Mike Schneider Associated Press

CAPE CANAVERAL, Fla. – After having some success retracting a balky solar array on Saturday, NASA plans to send two astronauts out to work on it some more on Monday in a fourth spacewalk.

This new addition to the shuttle’s flight plan, announced late Saturday, pushes back Discovery’s landing to Friday.

After completing their main spacewalk tasks on Saturday, Robert Curbeam and Sunita Williams manually shook the array and managed to free some stuck grommets but not enough to fold the array up into a box properly.

The array was more than half retracted when the duo approached it. After scores of shakes and remote control commands to retract, the accordion-like array folded into a box another several degrees, eventually retracting 65 percent.

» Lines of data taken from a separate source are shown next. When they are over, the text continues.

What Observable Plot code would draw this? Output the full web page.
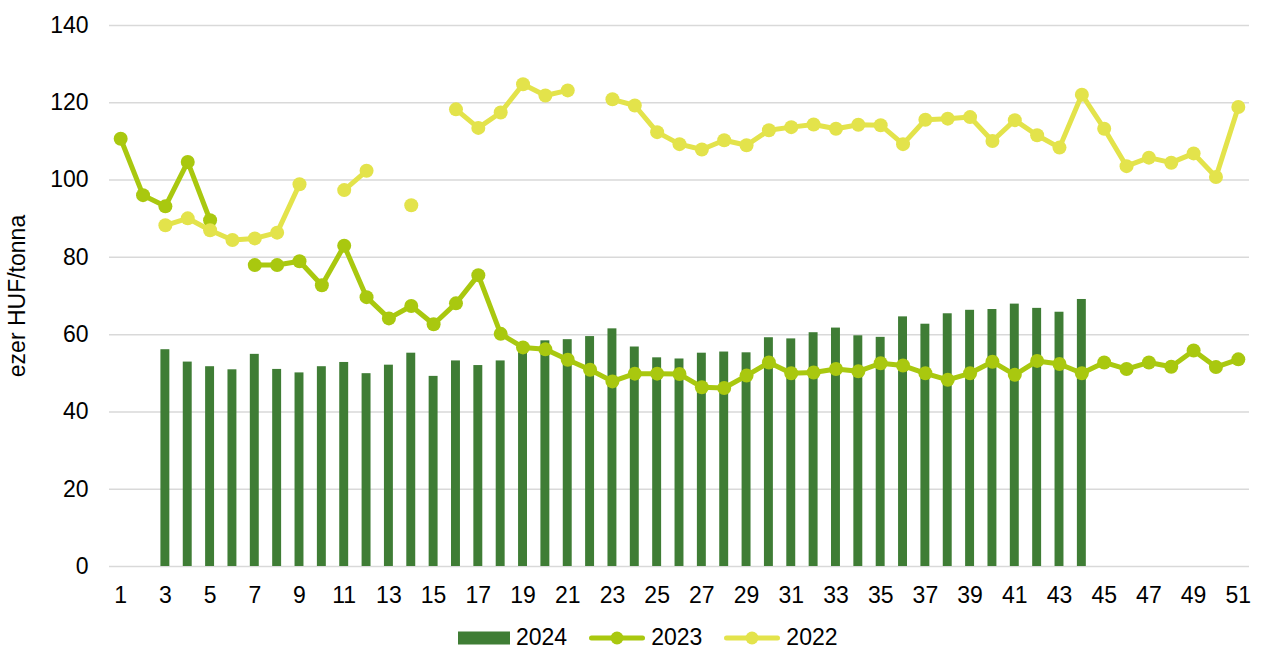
<!DOCTYPE html>
<html>
<head>
<meta charset="utf-8">
<script src="https://cdn.jsdelivr.net/npm/d3@7"></script>
<script src="https://cdn.jsdelivr.net/npm/@observablehq/plot@0.6"></script>
<style>
  html, body { margin: 0; padding: 0; background: #fff; }
  body { width: 1263px; height: 648px; overflow: hidden; font-family: "Liberation Sans", Arial, sans-serif; }
  #chart svg { display: block; }
  #legend { display: flex; align-items: center; height: 39px; margin-left: 458px; font-size: 23px; color: #000; }
  #legend .item { display: flex; align-items: center; margin-right: 22px; }
  #legend svg { display: block; margin-right: 6px; }
</style>
</head>
<body>
<div id="chart"></div>
<div id="legend"></div>
<script>
const weeks = [1,2,3,4,5,6,7,8,9,10,11,12,13,14,15,16,17,18,19,20,21,22,23,24,25,26,27,28,29,30,31,32,33,34,35,36,37,38,39,40,41,42,43,44,45,46,47,48,49,50,51];
const xTicks = [1,3,5,7,9,11,13,15,17,19,21,23,25,27,29,31,33,35,37,39,41,43,45,47,49,51];
const yTicks = [0,20,40,60,80,100,120,140];

const v2024 = [null,null,56.1,52.9,51.7,50.9,54.9,51.0,50.1,51.7,52.8,49.9,52.1,55.2,49.2,53.2,52.0,53.2,57.0,58.4,58.7,59.5,61.5,56.8,54.0,53.7,55.2,55.5,55.3,59.2,58.9,60.5,61.7,59.7,59.3,64.6,62.7,65.4,66.3,66.5,67.9,66.8,65.8,69.1,null,null,null,null,null,null,null];
const v2023 = [110.7,96.1,93.2,104.7,89.6,null,78.0,78.0,79.0,72.8,83.0,69.7,64.2,67.4,62.7,68.1,75.4,60.2,56.7,56.2,53.5,50.9,47.9,49.9,49.9,49.8,46.4,46.2,49.4,52.8,50.0,50.2,51.1,50.5,52.6,52.0,50.0,48.3,50.0,53.0,49.6,53.2,52.4,50.0,52.8,51.1,52.8,51.7,55.9,51.6,53.6];
const v2022 = [null,null,88.3,90.1,87.0,84.5,84.9,86.4,98.9,null,97.4,102.4,null,93.5,null,118.3,113.5,117.5,124.8,121.9,123.2,null,120.9,119.3,112.4,109.3,107.9,110.3,109.0,112.9,113.7,114.4,113.3,114.3,114.2,109.3,115.6,115.9,116.3,110.1,115.5,111.6,108.4,122.1,113.3,103.6,105.8,104.5,106.9,100.8,118.9];

const seriesNames = ["2024","2023","2022"];
const colors = {"2024": "#3F7D35", "2023": "#A9C80F", "2022": "#E3E34B"};

const bars = weeks.map((w, i) => ({week: w, value: v2024[i]})).filter(d => d.value != null);
const l2023 = weeks.map((w, i) => ({week: w, value: v2023[i]}));
const l2022 = weeks.map((w, i) => ({week: w, value: v2022[i]}));

const chart = Plot.plot({
  width: 1263,
  height: 618,
  marginLeft: 109,
  marginRight: 14,
  marginTop: 25,
  marginBottom: 52,
  style: {fontFamily: "'Liberation Sans', Arial, sans-serif", fontSize: "23px", color: "#000", background: "#fff"},
  x: {type: "band", domain: weeks, paddingInner: 0.6, paddingOuter: 0.3, round: false},
  y: {domain: [0, 140]},
  marks: [
    Plot.gridY(yTicks, {stroke: "#d9d9d9", strokeOpacity: 1, strokeWidth: 1.5}),
    Plot.axisY({ticks: yTicks, tickSize: 0, tickPadding: 21, label: "ezer HUF/tonna", labelAnchor: "center", labelOffset: 101, labelArrow: "none"}),
    Plot.axisX({ticks: xTicks, tickSize: 0, tickPadding: 20, label: null}),
    Plot.barY(bars, {x: "week", y: "value", fill: colors["2024"]}),
    Plot.lineY(l2023, {x: "week", y: "value", stroke: colors["2023"], strokeWidth: 5}),
    Plot.dot(l2023.filter(d => d.value != null), {x: "week", y: "value", r: 7, fill: colors["2023"]}),
    Plot.lineY(l2022, {x: "week", y: "value", stroke: colors["2022"], strokeWidth: 5}),
    Plot.dot(l2022.filter(d => d.value != null), {x: "week", y: "value", r: 7, fill: colors["2022"]})
  ]
});
document.getElementById("chart").appendChild(chart);

const legend = document.getElementById("legend");
seriesNames.forEach(name => {
  const item = document.createElement("div");
  item.className = "item";
  const ns = "http://www.w3.org/2000/svg";
  const sw = document.createElementNS(ns, "svg");
  if (name === "2024") {
    sw.setAttribute("width", 52); sw.setAttribute("height", 14);
    const r = document.createElementNS(ns, "rect");
    r.setAttribute("x", 0); r.setAttribute("y", 0.5); r.setAttribute("width", 52); r.setAttribute("height", 13);
    r.setAttribute("fill", colors[name]);
    sw.appendChild(r);
  } else {
    sw.setAttribute("width", 56); sw.setAttribute("height", 16);
    const l = document.createElementNS(ns, "line");
    l.setAttribute("x1", 2.5); l.setAttribute("x2", 53.5); l.setAttribute("y1", 8); l.setAttribute("y2", 8);
    l.setAttribute("stroke", colors[name]); l.setAttribute("stroke-width", 5); l.setAttribute("stroke-linecap", "round");
    const c = document.createElementNS(ns, "circle");
    c.setAttribute("cx", 28); c.setAttribute("cy", 8); c.setAttribute("r", 6.5); c.setAttribute("fill", colors[name]);
    sw.appendChild(l); sw.appendChild(c);
  }
  const t = document.createElement("span");
  t.textContent = name;
  item.appendChild(sw); item.appendChild(t);
  legend.appendChild(item);
});
</script>
</body>
</html>
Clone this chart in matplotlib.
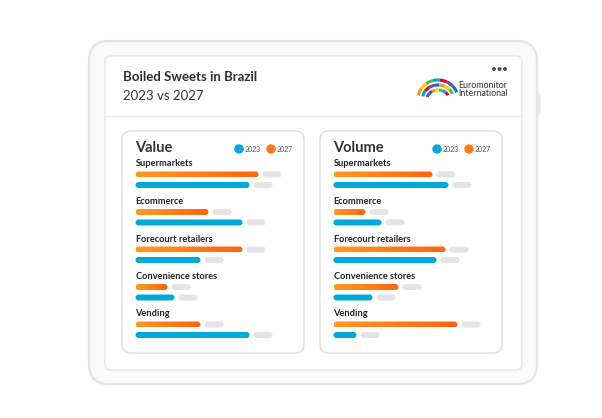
import matplotlib
matplotlib.use('Agg')
import matplotlib.pyplot as plt
from matplotlib.patches import FancyBboxPatch, Circle, Arc
from matplotlib.colors import LinearSegmentedColormap
import numpy as np

# channel data (relative index values)
channels = ['Supermarkets', 'Ecommerce', 'Forecourt retailers',
            'Convenience stores', 'Vending']
value_2027 = [123, 73, 107, 32, 65]
value_2023 = [114, 107, 65, 39, 114]
volume_2027 = [99, 32, 112, 65, 124]
volume_2023 = [115, 48, 103, 39, 23]
years = ['2023', '2027']

BLUE = '#00aad6'
GREY = '#e4e4e4'
FONT = 'Lato'
orange_cmap = LinearSegmentedColormap.from_list('org', ['#ff9a24', '#ff6410'])

fig = plt.figure(figsize=(6.02, 4.18), dpi=100)
ax = fig.add_axes([0, 0, 1, 1])
ax.set_xlim(0, 602)
ax.set_ylim(418, 0)
ax.axis('off')


def rbox(x, y, w, h, r, z=1, **kw):
    p = FancyBboxPatch((x, y), w, h, boxstyle='round,pad=0,rounding_size=%s' % r,
                       zorder=z, **kw)
    ax.add_patch(p)
    return p


# tablet frame
rbox(89, 41, 448, 343, 20, fc='#fafafa', ec='#e4e4e4', lw=1.6)
rbox(537, 93, 3, 22, 1, fc='#ececec', ec='#e0e0e0', lw=0.6)
rbox(105, 56, 417, 314, 6, fc='white', ec='#e6e6e6', lw=1.0)
ax.plot([105, 522], [116, 116], color='#e6e6e6', lw=1.0)

# header
ax.text(123, 77, 'Boiled Sweets in Brazil', fontsize=9.5, fontweight='bold',
        color='#2e2e2e', family=FONT, va='center')
ax.text(123, 96, '2023 vs 2027', fontsize=9.5, color='#333333', family=FONT, va='center')
for dx in [494, 499.5, 505]:
    ax.add_patch(Circle((dx, 69), 1.2, color='#444444', zorder=3))

# logo: coloured arched stripes
logo_cols = ['#f7941d', '#ffd200', '#5bb947', '#00a3e0', '#e4002b', '#7b3f98', '#0072bc']
n = len(logo_cols)
for k in range(n):
    t1 = 190 + k * 150 / n
    t2 = 190 + (k + 1) * 150 / n
    ax.add_patch(Arc((438, 99), 40, 38, theta1=t1, theta2=t2, color=logo_cols[k],
                     lw=2.2, zorder=3))
    ax.add_patch(Arc((438, 99), 31, 28, theta1=t1, theta2=t2,
                     color=logo_cols[(k + 3) % n], lw=2.2, zorder=3))
    ax.add_patch(Arc((438, 99), 22, 18, theta1=t1, theta2=t2,
                     color=logo_cols[(k + 5) % n], lw=2.2, zorder=3))
ax.text(458.5, 85, 'Euromonitor', fontsize=6.4, color='#333333', family=FONT, va='center')
ax.text(458.5, 93.5, 'International', fontsize=6.4, color='#333333', family=FONT, va='center')


def draw_bar(x0, yc, length, orange):
    p = rbox(x0, yc - 3, length, 6, 3, z=3, fc=BLUE if not orange else 'none', ec='none')
    if orange:
        grad = np.linspace(0, 1, 64).reshape(1, -1)
        im = ax.imshow(grad, cmap=orange_cmap, extent=[x0, x0 + length, yc + 3, yc - 3],
                       aspect='auto', interpolation='bilinear', zorder=3)
        im.set_clip_path(p)
    rbox(x0 + length + 4, yc - 3, 19, 6, 3, z=3, fc=GREY, ec='none')


panels = [('Value', 122, value_2027, value_2023),
          ('Volume', 320, volume_2027, volume_2023)]
for title, px, v27, v23 in panels:
    rbox(px, 131, 182, 222, 9, z=2, fc='white', ec='#dddddd', lw=1.0)
    bx = px + 13.5
    ax.text(bx, 148, title, fontsize=10.5, fontweight='bold', color='#333333',
            family=FONT, va='center', zorder=3)
    # legend
    for lx, col, yr in [(px + 117, BLUE, years[0]), (px + 149, '#ff7a18', years[1])]:
        ax.add_patch(Circle((lx, 149), 4, color=col, zorder=3))
        ax.text(lx + 6, 149.5, yr, fontsize=5, color='#555555', family=FONT,
                va='center', zorder=3)
    for i, ch in enumerate(channels):
        ly = 164 + i * 37.5
        ax.text(bx, ly, ch, fontsize=6.7, fontweight='bold', color='#222222',
                family=FONT, va='center', zorder=3)
        draw_bar(bx, ly + 10.5, v27[i], True)
        draw_bar(bx, ly + 21, v23[i], False)

ax.set_xlim(0, 602)
ax.set_ylim(418, 0)
fig.savefig('out.png', dpi=100, facecolor='white')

“We really commend you for a tremendous effort, an Olympian effort of our two shaking EVA members,” Mission Control radioed to the astronauts, using the technical acronym for spacewalk. The duo clocked a marathon 7 hour, 31 minute-spacewalk, the last two hours of which were spent working on the array.

Curbeam and Williams made progress on a problem that has vexed NASA since Wednesday. Early next week, Curbeam and Swedish astronaut Christer Fuglesang, who performed two earlier spacewalks on this mission, will again step outside the space station in hopes of fixing this problem once and for all.

The partially retracted solar wing was part of the space station’s temporary power system.